B2B vs B2C: A very different circular business model challenge – Board of Innovation
A challenge most consumer products face is the complete lack of information about who owns your products and where they end up. It takes a lot of effort and alignment within an extensive value chain to pass this info along retail channels, distributors, resellers, and potential aftermarkets. At best, some companies ask consumers to register on their website but even in that situation, the goal here is to upsell new products later, not to make any difference in the circular economy. The info gathered might not even be suitable for that purpose.
This knowledge is far more available for B2B industrial goods. The reason why this info is being tracked is rarely driven by sustainability goals. Instead, liability concerns or maintenance contracts drive transparency. If a windmill gearbox in the middle of nowhere breaks down, everyone involved has a strong incentive to quickly know who produced this machine and who could/should help out. For the circular economy, this creates at least a decent starting point to offer additional services on top.
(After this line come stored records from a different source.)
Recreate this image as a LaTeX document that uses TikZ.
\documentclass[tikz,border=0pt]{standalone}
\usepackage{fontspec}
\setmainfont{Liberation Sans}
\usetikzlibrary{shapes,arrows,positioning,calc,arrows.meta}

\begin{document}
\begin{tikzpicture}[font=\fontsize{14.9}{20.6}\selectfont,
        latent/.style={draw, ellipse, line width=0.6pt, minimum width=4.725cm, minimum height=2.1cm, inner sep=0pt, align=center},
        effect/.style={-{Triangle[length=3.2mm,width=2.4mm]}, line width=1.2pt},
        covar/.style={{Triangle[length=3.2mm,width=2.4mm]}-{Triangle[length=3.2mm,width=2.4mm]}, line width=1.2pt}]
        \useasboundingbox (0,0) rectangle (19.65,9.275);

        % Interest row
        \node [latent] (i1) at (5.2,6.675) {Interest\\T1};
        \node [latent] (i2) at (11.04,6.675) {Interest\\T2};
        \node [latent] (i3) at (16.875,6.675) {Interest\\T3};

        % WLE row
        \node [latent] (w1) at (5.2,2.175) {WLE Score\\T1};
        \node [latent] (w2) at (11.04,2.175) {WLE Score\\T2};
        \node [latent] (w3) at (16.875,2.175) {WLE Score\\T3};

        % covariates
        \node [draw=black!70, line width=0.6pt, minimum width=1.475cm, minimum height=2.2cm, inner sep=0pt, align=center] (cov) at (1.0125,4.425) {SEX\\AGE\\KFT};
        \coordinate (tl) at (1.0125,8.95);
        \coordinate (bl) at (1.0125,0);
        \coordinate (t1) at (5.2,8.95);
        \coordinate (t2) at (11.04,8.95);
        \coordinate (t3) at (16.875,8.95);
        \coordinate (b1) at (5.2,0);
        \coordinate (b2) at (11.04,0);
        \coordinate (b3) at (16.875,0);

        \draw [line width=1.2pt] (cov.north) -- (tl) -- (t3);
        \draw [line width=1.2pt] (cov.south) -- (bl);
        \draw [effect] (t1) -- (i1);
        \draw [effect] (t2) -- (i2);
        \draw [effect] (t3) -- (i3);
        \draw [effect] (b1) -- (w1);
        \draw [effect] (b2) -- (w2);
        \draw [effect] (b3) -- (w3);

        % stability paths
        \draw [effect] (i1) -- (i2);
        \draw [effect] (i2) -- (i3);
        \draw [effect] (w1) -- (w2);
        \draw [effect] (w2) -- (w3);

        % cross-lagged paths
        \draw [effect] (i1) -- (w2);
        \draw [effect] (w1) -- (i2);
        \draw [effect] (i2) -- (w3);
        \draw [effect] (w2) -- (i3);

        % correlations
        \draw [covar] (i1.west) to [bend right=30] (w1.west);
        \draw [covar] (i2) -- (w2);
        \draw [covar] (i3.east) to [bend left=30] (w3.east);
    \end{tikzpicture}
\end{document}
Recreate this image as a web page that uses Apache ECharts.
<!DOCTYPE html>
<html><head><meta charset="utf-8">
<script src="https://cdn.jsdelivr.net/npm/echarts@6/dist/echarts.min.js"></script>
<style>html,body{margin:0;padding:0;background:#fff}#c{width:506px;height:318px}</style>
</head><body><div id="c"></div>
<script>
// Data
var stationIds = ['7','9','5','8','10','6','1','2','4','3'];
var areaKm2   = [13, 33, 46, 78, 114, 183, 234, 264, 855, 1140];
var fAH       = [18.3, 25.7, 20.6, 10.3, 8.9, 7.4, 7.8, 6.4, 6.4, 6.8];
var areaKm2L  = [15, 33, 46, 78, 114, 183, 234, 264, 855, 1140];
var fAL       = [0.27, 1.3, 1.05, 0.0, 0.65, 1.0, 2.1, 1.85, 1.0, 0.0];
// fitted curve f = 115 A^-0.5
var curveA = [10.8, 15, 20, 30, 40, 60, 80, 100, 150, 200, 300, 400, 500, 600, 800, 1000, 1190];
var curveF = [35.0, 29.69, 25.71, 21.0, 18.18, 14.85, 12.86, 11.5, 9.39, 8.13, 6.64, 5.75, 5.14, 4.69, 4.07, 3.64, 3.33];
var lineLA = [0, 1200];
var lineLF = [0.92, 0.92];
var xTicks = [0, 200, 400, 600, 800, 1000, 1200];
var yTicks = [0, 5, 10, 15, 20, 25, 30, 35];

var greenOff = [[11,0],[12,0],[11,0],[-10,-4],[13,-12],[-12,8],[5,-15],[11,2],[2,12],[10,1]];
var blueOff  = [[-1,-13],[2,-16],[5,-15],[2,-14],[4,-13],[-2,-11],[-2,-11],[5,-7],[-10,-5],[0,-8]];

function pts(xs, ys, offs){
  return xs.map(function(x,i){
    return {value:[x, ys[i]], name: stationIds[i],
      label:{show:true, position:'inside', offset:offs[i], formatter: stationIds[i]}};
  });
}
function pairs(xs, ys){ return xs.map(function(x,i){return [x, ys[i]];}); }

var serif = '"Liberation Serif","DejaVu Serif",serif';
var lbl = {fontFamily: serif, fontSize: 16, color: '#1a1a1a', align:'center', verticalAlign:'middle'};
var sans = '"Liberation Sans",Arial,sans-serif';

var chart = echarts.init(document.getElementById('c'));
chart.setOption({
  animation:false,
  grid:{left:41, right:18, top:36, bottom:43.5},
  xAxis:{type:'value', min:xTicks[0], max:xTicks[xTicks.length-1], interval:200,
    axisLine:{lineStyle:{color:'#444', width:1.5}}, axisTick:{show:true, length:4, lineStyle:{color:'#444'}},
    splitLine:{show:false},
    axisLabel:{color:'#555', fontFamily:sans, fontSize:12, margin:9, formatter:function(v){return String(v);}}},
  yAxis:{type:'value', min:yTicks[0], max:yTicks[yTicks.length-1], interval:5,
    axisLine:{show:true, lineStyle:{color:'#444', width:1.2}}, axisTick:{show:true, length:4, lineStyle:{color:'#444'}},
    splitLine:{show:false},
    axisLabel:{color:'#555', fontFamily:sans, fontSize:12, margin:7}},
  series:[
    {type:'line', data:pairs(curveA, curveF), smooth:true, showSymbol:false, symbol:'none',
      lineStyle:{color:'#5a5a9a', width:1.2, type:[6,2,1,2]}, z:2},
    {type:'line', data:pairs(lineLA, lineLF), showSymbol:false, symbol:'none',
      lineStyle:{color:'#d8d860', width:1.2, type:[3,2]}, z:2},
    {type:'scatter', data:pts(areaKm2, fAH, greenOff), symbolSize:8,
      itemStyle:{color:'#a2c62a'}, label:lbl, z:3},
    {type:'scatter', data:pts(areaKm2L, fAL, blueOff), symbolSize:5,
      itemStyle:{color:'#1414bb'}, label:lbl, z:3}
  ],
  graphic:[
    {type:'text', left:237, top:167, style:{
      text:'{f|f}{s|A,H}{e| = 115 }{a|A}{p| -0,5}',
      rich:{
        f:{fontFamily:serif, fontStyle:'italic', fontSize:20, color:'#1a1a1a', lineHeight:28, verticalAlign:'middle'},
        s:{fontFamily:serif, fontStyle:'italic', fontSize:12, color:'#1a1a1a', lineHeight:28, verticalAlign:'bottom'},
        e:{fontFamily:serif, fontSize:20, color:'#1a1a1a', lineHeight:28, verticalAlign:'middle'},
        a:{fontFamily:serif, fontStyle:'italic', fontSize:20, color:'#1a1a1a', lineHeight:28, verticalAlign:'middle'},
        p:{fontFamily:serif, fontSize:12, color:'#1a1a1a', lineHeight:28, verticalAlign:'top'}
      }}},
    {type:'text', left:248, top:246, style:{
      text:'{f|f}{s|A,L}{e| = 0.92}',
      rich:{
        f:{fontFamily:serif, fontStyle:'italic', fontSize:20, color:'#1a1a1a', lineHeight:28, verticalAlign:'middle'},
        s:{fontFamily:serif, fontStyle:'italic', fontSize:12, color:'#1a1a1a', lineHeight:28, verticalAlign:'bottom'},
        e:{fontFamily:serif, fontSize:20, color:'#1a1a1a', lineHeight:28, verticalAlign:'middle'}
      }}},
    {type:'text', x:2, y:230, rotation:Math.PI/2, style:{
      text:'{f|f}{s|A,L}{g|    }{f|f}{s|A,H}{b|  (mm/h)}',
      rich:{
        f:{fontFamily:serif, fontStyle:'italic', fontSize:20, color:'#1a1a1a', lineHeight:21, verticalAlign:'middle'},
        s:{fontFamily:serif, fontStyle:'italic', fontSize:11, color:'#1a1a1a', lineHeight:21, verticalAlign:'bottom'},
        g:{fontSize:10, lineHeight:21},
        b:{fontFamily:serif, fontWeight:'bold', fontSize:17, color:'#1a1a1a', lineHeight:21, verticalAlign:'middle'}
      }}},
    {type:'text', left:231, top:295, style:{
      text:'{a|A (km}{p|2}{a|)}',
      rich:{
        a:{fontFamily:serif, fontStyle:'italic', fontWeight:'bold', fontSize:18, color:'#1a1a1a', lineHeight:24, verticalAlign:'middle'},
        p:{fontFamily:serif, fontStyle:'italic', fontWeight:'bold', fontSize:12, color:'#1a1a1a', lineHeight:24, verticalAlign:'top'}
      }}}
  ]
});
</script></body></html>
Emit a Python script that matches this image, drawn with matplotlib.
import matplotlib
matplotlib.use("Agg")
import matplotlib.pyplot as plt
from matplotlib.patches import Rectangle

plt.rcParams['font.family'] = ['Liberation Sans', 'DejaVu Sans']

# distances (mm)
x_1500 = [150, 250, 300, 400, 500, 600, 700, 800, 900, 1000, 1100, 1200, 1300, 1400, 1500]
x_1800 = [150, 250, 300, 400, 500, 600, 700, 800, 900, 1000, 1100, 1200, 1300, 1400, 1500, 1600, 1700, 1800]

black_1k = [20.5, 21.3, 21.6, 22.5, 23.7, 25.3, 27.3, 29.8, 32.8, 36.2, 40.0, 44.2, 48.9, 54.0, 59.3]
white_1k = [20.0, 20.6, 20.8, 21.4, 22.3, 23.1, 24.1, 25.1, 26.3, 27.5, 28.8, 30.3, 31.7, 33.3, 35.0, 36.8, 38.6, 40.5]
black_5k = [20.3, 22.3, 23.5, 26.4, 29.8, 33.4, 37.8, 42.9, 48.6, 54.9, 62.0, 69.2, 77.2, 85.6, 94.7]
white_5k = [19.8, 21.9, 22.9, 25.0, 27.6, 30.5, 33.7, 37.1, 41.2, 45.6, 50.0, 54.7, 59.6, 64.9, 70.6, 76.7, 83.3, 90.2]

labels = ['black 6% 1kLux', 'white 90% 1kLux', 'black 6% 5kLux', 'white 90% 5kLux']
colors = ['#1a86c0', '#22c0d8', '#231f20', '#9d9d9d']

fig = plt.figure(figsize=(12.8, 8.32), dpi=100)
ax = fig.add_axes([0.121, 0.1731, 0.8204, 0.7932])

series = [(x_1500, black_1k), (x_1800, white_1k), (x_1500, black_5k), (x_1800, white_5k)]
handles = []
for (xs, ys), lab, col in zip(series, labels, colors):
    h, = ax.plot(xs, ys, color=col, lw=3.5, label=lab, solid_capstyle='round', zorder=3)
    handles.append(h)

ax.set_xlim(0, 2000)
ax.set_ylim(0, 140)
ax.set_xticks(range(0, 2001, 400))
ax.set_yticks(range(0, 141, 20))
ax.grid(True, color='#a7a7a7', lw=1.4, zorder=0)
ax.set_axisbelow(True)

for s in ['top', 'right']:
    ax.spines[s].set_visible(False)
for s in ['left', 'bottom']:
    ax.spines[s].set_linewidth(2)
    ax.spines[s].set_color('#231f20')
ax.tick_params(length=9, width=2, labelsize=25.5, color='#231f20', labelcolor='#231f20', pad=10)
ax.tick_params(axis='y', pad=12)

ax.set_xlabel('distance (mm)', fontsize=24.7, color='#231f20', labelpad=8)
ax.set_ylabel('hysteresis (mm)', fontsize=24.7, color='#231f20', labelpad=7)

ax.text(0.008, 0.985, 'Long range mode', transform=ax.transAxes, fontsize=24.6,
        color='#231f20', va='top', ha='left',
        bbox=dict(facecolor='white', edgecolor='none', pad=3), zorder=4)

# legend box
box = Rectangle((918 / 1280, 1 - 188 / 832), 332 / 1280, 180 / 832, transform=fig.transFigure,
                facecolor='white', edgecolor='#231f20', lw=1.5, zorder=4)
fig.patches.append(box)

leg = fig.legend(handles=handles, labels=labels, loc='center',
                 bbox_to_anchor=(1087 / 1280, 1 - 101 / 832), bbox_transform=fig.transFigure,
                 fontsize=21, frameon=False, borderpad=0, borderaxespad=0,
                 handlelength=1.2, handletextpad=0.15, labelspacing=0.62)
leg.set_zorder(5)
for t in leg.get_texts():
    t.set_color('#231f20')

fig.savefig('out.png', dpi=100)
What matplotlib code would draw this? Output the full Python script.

While toys-as-a-services are still fairly niche, this business model approach is already very familiar in many industrial contexts. The party who “owns” an asset will make decisions about what happens after a product has been used and potentially what needs to happen in the next stage of the life cycle. Assets made available under a service model, are more likely to be taken back, refurbished or be recycled.
Further adoption of this model in the consumer space is recommended. However, many bottlenecks still exist. For example, the rise of monthly subscription services has already created a backlash. Many consumers and families are seeing too many different service providers, all with their own support channels, payment policies, and so on. At some point, the bundling of subscription services for families could take a cue from facility management service in a b2b context. In that model, a single service provider takes care of multiple assets.
Most industries today have evolved towards clear waste management policies. Nobody would “dump” a gearbox in the wrong waste flow. There are rules and standards already in place that offer some guidance or framework to follow.
For consumer goods, too many flows today are “recommended” policies to follow. If a consumer doesn’t properly follow guidelines, there are rarely checks or decent fines in place. A broken (or unused) toy car can be thrown in the regular waste bin. No questions asked.
This one is not easy to tackle. Enforcing better behavior relies on better product and material knowledge. But how can one family understand all the different material properties and make the best decisions per product? Large B2B organisations have dedicated specialists to help out.
The other person, in a B2C context, will experience the direct consequences of choices. e.g trash and old items piling up in their own garage. The more people are aware that certain products should belong in landfills, the more a person would feel guilty when he or she would throw an old toy straight in the bin. Ticking an anonymous box in a spreadsheet is easier from that point of view.